= Ernest Harry Vestine =

American geophysicist and meteorologist

Ernest Harry Vestine (May 9, 1906 - July 18, 1968) was an American geophysicist and meteorologist.

He was born in Minneapolis, Minnesota to Swedish parents. At the age of two his family moved to Alberta, Canada, where he was raised. He earned a B.S. in math and physics in 1931 from the University of Alberta. The following year he joined the Canadian Meteorological Office in Toronto. During the Second International Polar Year, 1932–3, he led a Canadian expedition to Meanook, which lies in the northern part of Alberta. The team established a magnetic observatory at the site. In 1934 he left to study at the University of London, where in 1937 he earned a Ph.D. in applied mathematics.

During the early 1930s he began a collaboration with the Carnegie Institution of Washington, and in January, 1938 he was hired as an assistant by the institute's Department of Terrestrial Magnetism. He was soon promoted to chief of the department's Land Magnetic Survey section. In 1946 he became the head of the Section on Theoretical Geophysics. In 1947, E. H. Vestine et al. produced a comprehensive, two-volume work detailing all the geomagnetic data of the department. In addition to his research into geomagnetics, he collaborated with studies into seismology and cosmic rays.

In 1957 he performed work relating to the International Geophysical Year. The same year he left the Department of Terrestrial Magnetism to join the RAND Corporation. There he performed studies on planetary and space science, as well as issues concerning national security. From 1964 until 1968 he served as president of the American Geophysical Union's Geomagnetism section.

He died in Santa Monica, California.

His son, Henry Vestine, became a famous guitarist, playing with Frank Zappa's The Mothers of Invention and Canned Heat.
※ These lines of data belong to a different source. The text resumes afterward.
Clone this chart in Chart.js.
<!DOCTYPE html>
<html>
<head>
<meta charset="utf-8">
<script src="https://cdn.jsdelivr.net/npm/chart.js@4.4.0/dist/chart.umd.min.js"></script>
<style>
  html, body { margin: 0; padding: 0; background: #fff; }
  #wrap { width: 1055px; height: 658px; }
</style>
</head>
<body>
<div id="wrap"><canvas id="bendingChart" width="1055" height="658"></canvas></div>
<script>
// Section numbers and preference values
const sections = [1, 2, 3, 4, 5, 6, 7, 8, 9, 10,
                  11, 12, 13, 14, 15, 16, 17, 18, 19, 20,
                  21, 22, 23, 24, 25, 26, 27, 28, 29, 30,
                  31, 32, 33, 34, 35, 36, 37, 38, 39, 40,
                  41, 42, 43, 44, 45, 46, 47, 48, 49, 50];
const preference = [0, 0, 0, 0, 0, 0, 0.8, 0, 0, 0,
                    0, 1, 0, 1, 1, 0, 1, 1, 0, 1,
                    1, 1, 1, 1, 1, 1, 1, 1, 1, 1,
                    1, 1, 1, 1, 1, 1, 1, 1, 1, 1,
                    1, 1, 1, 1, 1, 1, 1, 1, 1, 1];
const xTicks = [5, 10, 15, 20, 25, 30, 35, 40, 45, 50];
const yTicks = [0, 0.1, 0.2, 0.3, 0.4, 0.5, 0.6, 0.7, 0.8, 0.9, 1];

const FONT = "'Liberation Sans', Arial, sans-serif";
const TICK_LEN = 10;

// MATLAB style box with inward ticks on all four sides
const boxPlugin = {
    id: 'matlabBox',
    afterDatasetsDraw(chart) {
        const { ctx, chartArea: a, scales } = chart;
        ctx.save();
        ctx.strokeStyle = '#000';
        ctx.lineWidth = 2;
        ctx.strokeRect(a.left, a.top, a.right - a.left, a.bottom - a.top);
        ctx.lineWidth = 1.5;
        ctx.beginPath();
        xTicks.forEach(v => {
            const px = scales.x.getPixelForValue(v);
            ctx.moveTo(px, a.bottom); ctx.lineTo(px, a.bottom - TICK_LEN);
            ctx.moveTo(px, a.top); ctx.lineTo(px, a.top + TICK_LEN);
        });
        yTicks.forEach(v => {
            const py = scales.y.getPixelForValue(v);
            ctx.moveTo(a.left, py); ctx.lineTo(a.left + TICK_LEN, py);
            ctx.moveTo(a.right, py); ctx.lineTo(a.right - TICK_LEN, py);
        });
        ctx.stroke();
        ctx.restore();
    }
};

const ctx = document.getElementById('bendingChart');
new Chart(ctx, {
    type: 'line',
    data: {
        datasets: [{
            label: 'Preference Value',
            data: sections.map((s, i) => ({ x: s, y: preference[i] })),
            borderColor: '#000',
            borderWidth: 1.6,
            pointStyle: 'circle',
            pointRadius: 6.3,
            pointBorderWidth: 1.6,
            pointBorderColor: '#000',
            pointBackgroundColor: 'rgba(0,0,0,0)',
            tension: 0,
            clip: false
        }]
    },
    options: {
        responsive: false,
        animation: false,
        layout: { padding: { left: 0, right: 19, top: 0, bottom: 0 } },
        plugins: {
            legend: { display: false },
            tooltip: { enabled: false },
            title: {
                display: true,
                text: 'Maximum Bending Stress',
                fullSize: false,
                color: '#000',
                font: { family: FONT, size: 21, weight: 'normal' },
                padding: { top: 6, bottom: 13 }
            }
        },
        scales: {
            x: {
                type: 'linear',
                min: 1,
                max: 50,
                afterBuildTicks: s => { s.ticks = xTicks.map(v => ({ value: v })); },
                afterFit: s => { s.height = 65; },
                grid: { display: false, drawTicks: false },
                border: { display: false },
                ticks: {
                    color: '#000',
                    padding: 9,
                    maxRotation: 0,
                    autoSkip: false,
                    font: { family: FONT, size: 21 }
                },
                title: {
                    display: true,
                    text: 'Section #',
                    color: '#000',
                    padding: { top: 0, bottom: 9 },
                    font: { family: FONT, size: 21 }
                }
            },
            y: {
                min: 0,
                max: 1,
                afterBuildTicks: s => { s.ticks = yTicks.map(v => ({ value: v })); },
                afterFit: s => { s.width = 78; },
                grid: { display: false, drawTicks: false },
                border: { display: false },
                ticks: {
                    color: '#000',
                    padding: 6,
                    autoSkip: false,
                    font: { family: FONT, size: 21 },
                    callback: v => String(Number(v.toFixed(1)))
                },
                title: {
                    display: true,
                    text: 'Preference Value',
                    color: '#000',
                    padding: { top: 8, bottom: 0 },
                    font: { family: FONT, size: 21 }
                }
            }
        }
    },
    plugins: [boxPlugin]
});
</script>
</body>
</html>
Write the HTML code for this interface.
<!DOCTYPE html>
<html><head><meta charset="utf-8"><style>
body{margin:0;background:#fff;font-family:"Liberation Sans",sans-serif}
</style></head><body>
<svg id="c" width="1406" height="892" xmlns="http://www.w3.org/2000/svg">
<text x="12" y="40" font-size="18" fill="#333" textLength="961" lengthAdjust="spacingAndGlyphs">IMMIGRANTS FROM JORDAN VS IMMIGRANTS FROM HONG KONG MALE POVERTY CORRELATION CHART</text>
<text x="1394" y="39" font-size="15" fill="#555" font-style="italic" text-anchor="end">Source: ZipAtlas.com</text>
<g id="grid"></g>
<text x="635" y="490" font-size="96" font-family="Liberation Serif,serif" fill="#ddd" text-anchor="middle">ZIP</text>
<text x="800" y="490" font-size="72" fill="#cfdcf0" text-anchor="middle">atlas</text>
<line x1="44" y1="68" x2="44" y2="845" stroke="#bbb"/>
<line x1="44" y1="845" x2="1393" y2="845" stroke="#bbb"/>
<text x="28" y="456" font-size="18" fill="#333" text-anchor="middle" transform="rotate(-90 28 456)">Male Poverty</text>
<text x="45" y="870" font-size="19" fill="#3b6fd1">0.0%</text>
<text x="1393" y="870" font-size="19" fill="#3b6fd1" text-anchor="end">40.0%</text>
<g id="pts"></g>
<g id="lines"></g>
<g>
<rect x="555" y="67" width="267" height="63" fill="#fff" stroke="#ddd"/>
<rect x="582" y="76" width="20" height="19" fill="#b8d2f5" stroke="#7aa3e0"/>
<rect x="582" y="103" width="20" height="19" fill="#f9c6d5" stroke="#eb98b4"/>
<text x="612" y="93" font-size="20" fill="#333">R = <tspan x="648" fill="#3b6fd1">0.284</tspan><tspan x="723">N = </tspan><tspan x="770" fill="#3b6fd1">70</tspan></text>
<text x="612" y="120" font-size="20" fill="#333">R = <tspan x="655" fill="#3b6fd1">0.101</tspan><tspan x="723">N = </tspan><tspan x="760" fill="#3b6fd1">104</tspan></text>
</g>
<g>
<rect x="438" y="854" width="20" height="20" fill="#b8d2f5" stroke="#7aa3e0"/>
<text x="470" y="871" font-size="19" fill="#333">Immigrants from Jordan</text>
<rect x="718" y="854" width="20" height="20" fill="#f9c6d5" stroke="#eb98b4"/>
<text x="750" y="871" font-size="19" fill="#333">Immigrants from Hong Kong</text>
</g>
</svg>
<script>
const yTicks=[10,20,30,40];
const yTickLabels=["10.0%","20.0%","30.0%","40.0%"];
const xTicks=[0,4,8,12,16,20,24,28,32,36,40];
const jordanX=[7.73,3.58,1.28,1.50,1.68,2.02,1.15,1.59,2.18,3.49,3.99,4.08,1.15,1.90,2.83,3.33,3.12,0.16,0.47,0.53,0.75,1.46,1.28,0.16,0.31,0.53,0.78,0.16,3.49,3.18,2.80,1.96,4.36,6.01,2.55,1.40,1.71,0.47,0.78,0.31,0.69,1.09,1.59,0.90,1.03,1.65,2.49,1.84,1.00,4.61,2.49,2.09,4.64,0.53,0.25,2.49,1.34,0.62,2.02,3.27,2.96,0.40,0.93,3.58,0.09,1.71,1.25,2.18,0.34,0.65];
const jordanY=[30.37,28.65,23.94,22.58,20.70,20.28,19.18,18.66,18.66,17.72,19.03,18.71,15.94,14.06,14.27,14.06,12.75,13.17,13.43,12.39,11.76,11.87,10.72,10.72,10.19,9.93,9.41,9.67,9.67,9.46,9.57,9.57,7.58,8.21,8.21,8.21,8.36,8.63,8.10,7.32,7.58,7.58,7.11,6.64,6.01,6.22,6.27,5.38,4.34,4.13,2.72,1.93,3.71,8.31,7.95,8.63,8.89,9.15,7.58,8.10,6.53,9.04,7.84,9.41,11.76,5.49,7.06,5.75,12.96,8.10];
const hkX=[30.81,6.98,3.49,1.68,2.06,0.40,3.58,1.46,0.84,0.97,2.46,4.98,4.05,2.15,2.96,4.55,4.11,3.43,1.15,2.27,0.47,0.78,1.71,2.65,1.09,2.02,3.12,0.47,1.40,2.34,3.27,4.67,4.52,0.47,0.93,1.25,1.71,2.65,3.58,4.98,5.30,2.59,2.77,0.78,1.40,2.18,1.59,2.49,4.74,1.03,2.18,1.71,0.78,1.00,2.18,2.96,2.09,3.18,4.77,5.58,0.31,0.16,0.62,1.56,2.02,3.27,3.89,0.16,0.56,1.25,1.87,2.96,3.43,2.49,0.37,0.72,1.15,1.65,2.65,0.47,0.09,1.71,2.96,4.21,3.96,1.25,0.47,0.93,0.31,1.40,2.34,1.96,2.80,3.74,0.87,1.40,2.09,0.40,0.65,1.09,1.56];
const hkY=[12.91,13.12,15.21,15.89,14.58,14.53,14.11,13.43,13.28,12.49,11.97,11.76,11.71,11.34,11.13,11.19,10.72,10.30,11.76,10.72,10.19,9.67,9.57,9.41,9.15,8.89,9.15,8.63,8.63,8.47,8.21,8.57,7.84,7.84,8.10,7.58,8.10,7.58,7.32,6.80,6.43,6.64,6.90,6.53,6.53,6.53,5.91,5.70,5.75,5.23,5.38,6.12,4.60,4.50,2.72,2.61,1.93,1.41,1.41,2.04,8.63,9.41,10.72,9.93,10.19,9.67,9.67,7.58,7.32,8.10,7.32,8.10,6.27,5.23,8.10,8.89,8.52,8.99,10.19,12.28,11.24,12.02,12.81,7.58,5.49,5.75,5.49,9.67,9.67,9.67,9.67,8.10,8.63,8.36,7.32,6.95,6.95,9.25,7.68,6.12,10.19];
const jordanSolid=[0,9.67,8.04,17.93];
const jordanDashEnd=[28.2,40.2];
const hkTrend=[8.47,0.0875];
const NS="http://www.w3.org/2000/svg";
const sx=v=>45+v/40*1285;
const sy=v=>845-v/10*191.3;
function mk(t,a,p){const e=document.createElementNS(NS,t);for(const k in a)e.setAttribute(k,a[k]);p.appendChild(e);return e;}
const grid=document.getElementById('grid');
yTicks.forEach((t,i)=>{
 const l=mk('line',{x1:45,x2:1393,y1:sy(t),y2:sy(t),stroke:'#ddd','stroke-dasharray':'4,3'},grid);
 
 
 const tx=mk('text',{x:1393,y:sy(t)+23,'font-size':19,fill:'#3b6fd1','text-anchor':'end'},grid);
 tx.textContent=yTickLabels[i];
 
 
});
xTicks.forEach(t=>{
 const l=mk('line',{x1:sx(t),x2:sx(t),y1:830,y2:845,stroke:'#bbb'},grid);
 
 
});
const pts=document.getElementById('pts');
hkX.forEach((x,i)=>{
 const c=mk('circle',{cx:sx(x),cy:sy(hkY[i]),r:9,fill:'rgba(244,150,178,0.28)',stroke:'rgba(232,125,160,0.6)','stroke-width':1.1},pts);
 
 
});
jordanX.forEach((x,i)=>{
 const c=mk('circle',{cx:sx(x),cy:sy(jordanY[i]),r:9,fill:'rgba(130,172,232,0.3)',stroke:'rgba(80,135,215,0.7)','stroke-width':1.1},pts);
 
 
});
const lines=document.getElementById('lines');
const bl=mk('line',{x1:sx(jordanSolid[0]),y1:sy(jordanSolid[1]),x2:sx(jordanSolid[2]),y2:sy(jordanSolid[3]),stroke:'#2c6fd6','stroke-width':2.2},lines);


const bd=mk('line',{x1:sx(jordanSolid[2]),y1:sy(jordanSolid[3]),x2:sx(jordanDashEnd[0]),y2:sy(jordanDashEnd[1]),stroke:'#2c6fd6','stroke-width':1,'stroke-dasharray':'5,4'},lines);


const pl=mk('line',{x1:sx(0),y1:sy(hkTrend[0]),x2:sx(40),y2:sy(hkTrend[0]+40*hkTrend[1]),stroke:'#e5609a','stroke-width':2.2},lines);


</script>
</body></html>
The crater Vestine on the Moon is named after him.

==Bibliography==
This is a partial list of some of Dr. Vestine's publications.
- EH Vestine, "Noctilucent clouds", J. Roy. Astron. Soc. Can. 28, 1934.
- EH Vestine et al., "The Description of the Earth’s Main Magnetic Field and Its Secular Change, 1905-1945", 1947.
- EH Vestine et al., "The Geomagnetic Field: Its Description and Analysis", 1947.
- EH Vestine et al., "The geomagnetic field, its description and analysis", 1959.
- EH Vestine, "On Variations of the Geomagnetic Field, Fluid Motions, and the Rate of the Earth's Rotation", Proc Natl Acad Sci, 1952, December; 38(12).
- EH Vestine, "Polar, Magnetic, Auroral, and Ionospheric Phenomena", Rev. Mod. Phys. 32, 1960.